In terms of street targets and analyst targets, the company is at a 20% undervaluation to most expectations from analysts following the company’s trends. 18 analysts from S&P Global follow the company, with ranges of €190 on the low side to €241 on the high side, with an average of €215. Out of 18 analysts, 17 have either a “BUY” rating or an equivalent positive outlook on the business.

From a historical perspective, investing here makes sense. The company’s average valuation is around 16-18x P/E, which considering the company’s expected earnings, gives us a 2-3 year upside of at least in the double digits, or close to double digits – around 14% annually given an 18x forward P/E.

The current trends for the native are even better, with averages of around 17.5x, with current trends of about 15.1x.

Current cash flow trends are positive – especially when considering the current trends in how costs and inflation are impacting things.

From a conservatively-adjusted DCF model, assuming an expected EPS growth rate of double digits (around 11%), with a discount rate of around 10%, we get an implied FV for the company of around $33/share.

I choose to allow for a bit of a higher premium here and consider the Capgemini premium of 17-18x P/E to be valid, implying a $40-$45 long-term PT for the company’s CGEMY ADR to be valid – or a PT of €210/share for the native share, traded on the Paris stock market.

This results in the following thesis for the company.

Thesis

My thesis for Capgemini is the following:

  • Capgemini is one of the world-leading IT Consulting and Business management companies.

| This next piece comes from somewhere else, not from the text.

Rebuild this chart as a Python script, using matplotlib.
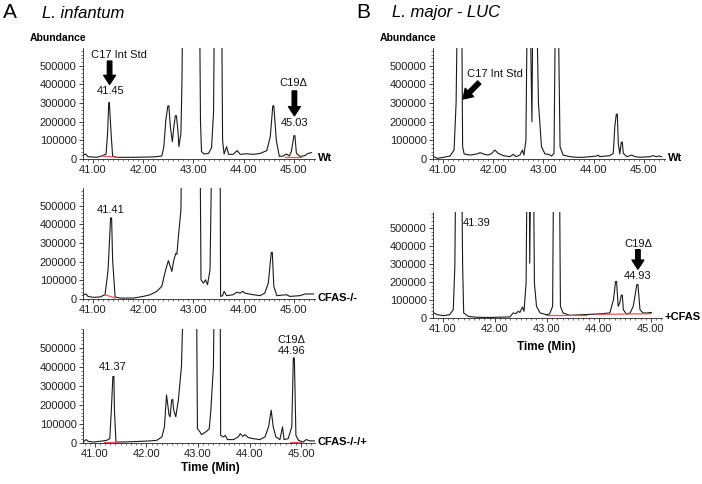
import matplotlib
matplotlib.use('Agg')
import matplotlib.pyplot as plt
from matplotlib.ticker import MultipleLocator, FormatStrFormatter

plt.rcParams['font.family'] = ['Liberation Sans', 'DejaVu Sans']

# --- data (time in min, abundance) ---
# off-scale peaks are given as 900000 and get clipped by the axes
inf_wt_t = [40.81, 40.85, 40.90, 41.07, 41.17, 41.26, 41.29, 41.31, 41.32, 41.33, 41.36, 41.39, 41.47, 41.80,
            42.20, 42.37, 42.41, 42.45, 42.49, 42.51, 42.54, 42.58, 42.61, 42.64, 42.66, 42.69, 42.71, 42.75,
            42.77, 42.79, 43.12, 43.14, 43.16, 43.21, 43.30, 43.36, 43.40, 43.42, 43.56, 43.58,
            43.61, 43.66, 43.70, 43.79, 43.87, 43.93, 44.06, 44.19, 44.33, 44.46, 44.53, 44.58, 44.60,
            44.65, 44.71, 44.79, 44.85, 44.91, 44.95, 45.00, 45.02, 45.05, 45.12, 45.22, 45.28, 45.35]
inf_wt_y = [21000, 27000, 12500, 9000, 16000, 27000, 138000, 280000, 303000, 280000, 138000, 16000, 9000, 9000,
            11000, 16000, 66000, 209000, 285000, 285000, 173000, 93000, 173000, 232000, 232000, 155000, 66000, 138000,
            400000, 900000, 900000, 200000, 40000, 27000, 30000, 60000, 250000, 900000, 900000, 100000,
            27000, 66000, 25000, 25000, 45000, 25000, 28000, 25000, 30000, 45000, 120000, 285000, 285000,
            100000, 14000, 16000, 27000, 16000, 40000, 125000, 125000, 30000, 14000, 18000, 30000, 34000]

inf_ko_t = [40.81, 40.86, 40.90, 41.00, 41.14, 41.24, 41.30, 41.35, 41.37, 41.39, 41.44, 41.54, 41.80,
            42.00, 42.14, 42.27, 42.37, 42.43, 42.50, 42.57, 42.61, 42.65, 42.67, 42.70, 42.75,
            42.77, 43.13, 43.15, 43.20, 43.24, 43.28, 43.33, 43.37, 43.53, 43.54, 43.58, 43.61,
            43.66, 43.79, 43.86, 43.93, 43.98, 44.02, 44.09, 44.19, 44.33, 44.42, 44.49, 44.55, 44.57,
            44.60, 44.66, 44.85, 44.92, 45.12, 45.22, 45.39]
inf_ko_y = [23000, 27000, 14000, 9000, 11000, 23000, 157000, 435000, 435000, 210000, 11000, 5000, 5000,
            14000, 23000, 41000, 68000, 139000, 206000, 148000, 210000, 245000, 240000, 335000, 477000,
            900000, 900000, 103000, 85000, 103000, 77000, 157000, 900000, 900000, 14000, 18000, 41000,
            18000, 23000, 36000, 32000, 41000, 32000, 28000, 23000, 18000, 32000, 85000, 250000, 250000,
            68000, 18000, 23000, 14000, 18000, 27000, 27000]

inf_add_t = [40.77, 40.83, 40.87, 40.97, 41.10, 41.23, 41.29, 41.32, 41.35, 41.37, 41.38, 41.41, 41.48,
             41.74, 42.07, 42.20, 42.30, 42.35, 42.39, 42.44, 42.46, 42.49, 42.51, 42.53, 42.57,
             42.62, 42.68, 42.73, 42.97, 42.99, 43.04, 43.07, 43.12, 43.17, 43.22, 43.25, 43.30,
             43.32, 43.43, 43.44, 43.49, 43.53, 43.57, 43.69, 43.78, 43.82, 43.87, 43.91, 43.98,
             44.07, 44.20, 44.30, 44.37, 44.42, 44.46, 44.51, 44.59, 44.64, 44.67, 44.75, 44.82,
             44.85, 44.87, 44.90, 44.95, 45.04, 45.10, 45.17, 45.27]
inf_add_y = [5000, 18000, 9000, 5000, 9000, 14000, 23000, 173000, 350000, 350000, 173000, 5000, 5000,
             7000, 11000, 14000, 32000, 85000, 253000, 147000, 138000, 226000, 230000, 173000, 138000,
             226000, 403000, 900000, 900000, 76000, 58000, 44000, 53000, 62000, 76000, 173000, 403000,
             900000, 900000, 40000, 32000, 40000, 18000, 18000, 32000, 49000, 35000, 44000, 28000,
             23000, 18000, 32000, 85000, 173000, 85000, 32000, 18000, 85000, 18000, 23000, 85000,
             448000, 448000, 40000, 14000, 5000, 18000, 11000, 11000]

maj_wt_t = [40.81, 40.89, 41.01, 41.14, 41.22, 41.26, 41.29, 41.37, 41.39, 41.42, 41.54, 41.67,
            41.74, 41.80, 41.90, 41.97, 42.03, 42.10, 42.20, 42.33, 42.40, 42.45, 42.53, 42.58,
            42.61, 42.65, 42.68, 42.73, 42.77, 42.79, 42.86, 42.90, 42.96, 43.03, 43.10, 43.16,
            43.21, 43.24, 43.29, 43.33, 43.39, 43.53, 43.66, 43.79, 43.93, 44.06, 44.09, 44.12,
            44.32, 44.39, 44.42, 44.45, 44.47, 44.49, 44.52, 44.55, 44.57, 44.59, 44.66, 44.76, 44.82, 44.92,
            45.12, 45.18, 45.25, 45.30, 45.35]
maj_wt_y = [12500, 3500, 9000, 16000, 48000, 300000, 900000, 900000, 66000, 27000, 21000, 27000,
            34000, 27000, 21000, 30000, 48000, 30000, 18000, 12500, 25000, 12500, 21000, 48000,
            21000, 100000, 900000, 900000, 200000, 900000, 900000, 300000, 66000, 27000, 25000, 16000,
            30000, 900000, 900000, 66000, 21000, 12500, 9000, 9000, 12500, 16000, 21000, 12500,
            18000, 30000, 173000, 240000, 240000, 84000, 27000, 90000, 90000, 30000, 12500, 21000, 12500, 9000,
            12500, 18000, 12500, 16000, 12500]

maj_add_t = [40.81, 40.89, 41.01, 41.13, 41.20, 41.23, 41.25, 41.36, 41.38, 41.40, 41.49, 41.65,
             41.90, 42.03, 42.29, 42.35, 42.40, 42.45, 42.48, 42.53, 42.56, 42.60, 42.62, 42.66,
             42.67, 42.69, 42.74, 42.76, 42.80, 42.87, 42.99, 43.05, 43.11, 43.13, 43.24, 43.26,
             43.31, 43.44, 43.70, 43.96, 44.21, 44.28, 44.32, 44.34, 44.37, 44.40, 44.43, 44.45, 44.47, 44.53,
             44.60, 44.66, 44.73, 44.75, 44.79, 44.85, 44.92, 45.01]
maj_add_y = [31000, 18500, 13000, 18500, 46000, 287000, 900000, 900000, 287000, 28000, 9000, 4000,
             3000, 4000, 6000, 28000, 24000, 37000, 31000, 61000, 37000, 194000, 900000, 900000,
             305000, 900000, 900000, 194000, 65000, 28000, 18500, 22000, 65000, 900000, 900000, 65000,
             28000, 15000, 18500, 22000, 28000, 102000, 203000, 203000, 65000, 83000, 127000, 127000, 46000, 22000,
             28000, 65000, 186000, 186000, 46000, 28000, 28000, 31000]

# red integration baselines: (t0, t1, y0, y1)
inf_wt_red = [(41.17, 41.48, 16000, 9000), (44.82, 45.15, 12000, 12000)]
inf_ko_red = [(41.24, 41.44, 23000, 5000)]
inf_add_red = [(41.17, 41.42, 5000, 5000), (44.78, 45.00, 5000, 5000)]
maj_add_red = [(42.99, 43.75, 18500, 18500), (43.95, 45.00, 20000, 24000)]

y_ticks = [0, 100000, 200000, 300000, 400000, 500000]
x_ticks = [41.0, 42.0, 43.0, 44.0, 45.0]

fig = plt.figure(figsize=(7.02, 4.84), dpi=100)

def draw_panel(rect, t, y, xlim, ylim, sample, reds):
    ax = fig.add_axes(rect)
    ax.plot(t, y, color='#1a1a1a', lw=0.8)
    for t0, t1, y0, y1 in reds:
        ax.plot([t0, t1], [y0, y1], color='#e8554e', lw=0.9)
    ax.set_xlim(*xlim)
    ax.set_ylim(*ylim)
    ax.set_xticks(x_ticks)
    ax.xaxis.set_major_formatter(FormatStrFormatter('%.2f'))
    ax.set_yticks(y_ticks)
    ax.set_yticklabels([str(v) for v in y_ticks])
    ax.xaxis.set_minor_locator(MultipleLocator(0.1))
    ax.yaxis.set_minor_locator(MultipleLocator(20000))
    ax.tick_params(which='major', length=3, width=0.6, labelsize=8, pad=1.5, colors='#222')
    ax.tick_params(which='minor', length=1.5, width=0.5, colors='#444')
    for s in ['top', 'right']:
        ax.spines[s].set_visible(False)
    for s in ['left', 'bottom']:
        ax.spines[s].set_linewidth(0.6)
        ax.spines[s].set_color('#222')
    ax.patch.set_alpha(0)
    ax.text(1.012, 0.01, sample, transform=ax.transAxes, fontsize=8,
            fontweight='bold', va='center', ha='left')
    return ax

def arrow(ax, tail, tip):
    ax.annotate('', xy=tip, xytext=tail,
                arrowprops=dict(arrowstyle='simple,head_length=0.65,head_width=0.85,tail_width=0.32',
                                fc='black', ec='black', shrinkA=0, shrinkB=0),
                annotation_clip=False)

def note(ax, x, y, s):
    ax.text(x, y, s, fontsize=8, ha='center', va='center', color='#111')

ax1 = draw_panel([0.1182, 0.6715, 0.3305, 0.2293], inf_wt_t, inf_wt_y,
                 (40.80, 45.42), (0, 595000), 'Wt', inf_wt_red)
note(ax1, 41.52, 557000, 'C17 Int Std')
arrow(ax1, (41.33, 525000), (41.33, 400000))
note(ax1, 41.34, 364000, '41.45')
note(ax1, 44.99, 405000, 'C19\u0394')
arrow(ax1, (45.01, 365000), (45.01, 232000))
note(ax1, 45.01, 193000, '45.03')

ax2 = draw_panel([0.1182, 0.3822, 0.3305, 0.2293], inf_ko_t, inf_ko_y,
                 (40.80, 45.42), (0, 595000), 'CFAS-/-', inf_ko_red)
note(ax2, 41.36, 477000, '41.41')

ax3 = draw_panel([0.1182, 0.0847, 0.3305, 0.2355], inf_add_t, inf_add_y,
                 (40.77, 45.27), (0, 600000), 'CFAS-/-/+', inf_add_red)
note(ax3, 41.35, 400000, '41.37')
note(ax3, 44.82, 543000, 'C19\u0394')
note(ax3, 44.82, 485000, '44.96')

ax4 = draw_panel([0.6168, 0.6715, 0.3305, 0.2293], maj_wt_t, maj_wt_y,
                 (40.80, 45.42), (0, 595000), 'Wt', [])
note(ax4, 42.03, 455000, 'C17 Int Std')
arrow(ax4, (41.72, 410000), (41.40, 322000))

ax5 = draw_panel([0.6168, 0.343, 0.326, 0.219], maj_add_t, maj_add_y,
                 (40.81, 45.21), (0, 590000), '+CFAS', maj_add_red)
note(ax5, 41.65, 528000, '41.39')
note(ax5, 44.76, 411000, 'C19\u0394')
arrow(ax5, (44.75, 380000), (44.75, 272000))
note(ax5, 44.75, 233000, '44.93')

# --- titles and axis captions ---
fig.text(3 / 702, 1 - 13 / 484, 'A', fontsize=15, va='center', ha='left')
fig.text(42 / 702, 1 - 13 / 484, 'L. infantum', fontsize=12, style='italic', va='center', ha='left')
fig.text(356 / 702, 1 - 13 / 484, 'B', fontsize=15, va='center', ha='left')
fig.text(392 / 702, 1 - 13 / 484, 'L. major - LUC', fontsize=12, style='italic', va='center', ha='left')
fig.text(86 / 702, 1 - 38 / 484, 'Abundance', fontsize=7.5, fontweight='bold', va='center', ha='right')
fig.text(436 / 702, 1 - 38 / 484, 'Abundance', fontsize=7.5, fontweight='bold', va='center', ha='right')
fig.text(210 / 702, 1 - 468 / 484, 'Time (Min)', fontsize=8.5, fontweight='bold', va='center', ha='center')
fig.text(546 / 702, 1 - 347 / 484, 'Time (Min)', fontsize=8.5, fontweight='bold', va='center', ha='center')

fig.savefig('out.png', dpi=100)
plt.close(fig)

It’s inherently EU-focused, but with growing exposure to other areas in the world. The future for this company seems secure, with the ever-important role of IT in today’s world.
  • The company is a definite “BUY” at a good valuation – delivering double-digit upside while providing conservative safety owing to very solid processes, background, and customers with very long contracts.
  • I give the company a PT of €210 for the native, making the company a “BUY” here with an upside.

Remember, I’m all about:

  • Buying undervalued – even if that undervaluation is slight and not mind-numbingly massive – companies at a discount, allowing them to normalize over time and harvesting capital gains and dividends in the meantime.
  • If the company goes well beyond normalization and goes into overvaluation, I harvest gains and rotate my position into other undervalued stocks, repeating #1.
  • If the company doesn’t go into overvaluation but hovers within a fair value, or goes back down to undervaluation, I buy more as time allows.
  • I reinvest proceeds from dividends, savings from work, or other cash inflows as specified in #1.

Here are my criteria and how the company fulfills them (italicized).

  • This company is overall qualitative.
  • This company is fundamentally safe/conservative & well-run.
  • This company pays a well-covered dividend.
  • This company is currently cheap.
  • This company has a realistic upside based on earnings growth or multiple expansion/reversion.

The company fulfills all but one of my criteria for investment – I, therefore, view this as a “BUY”.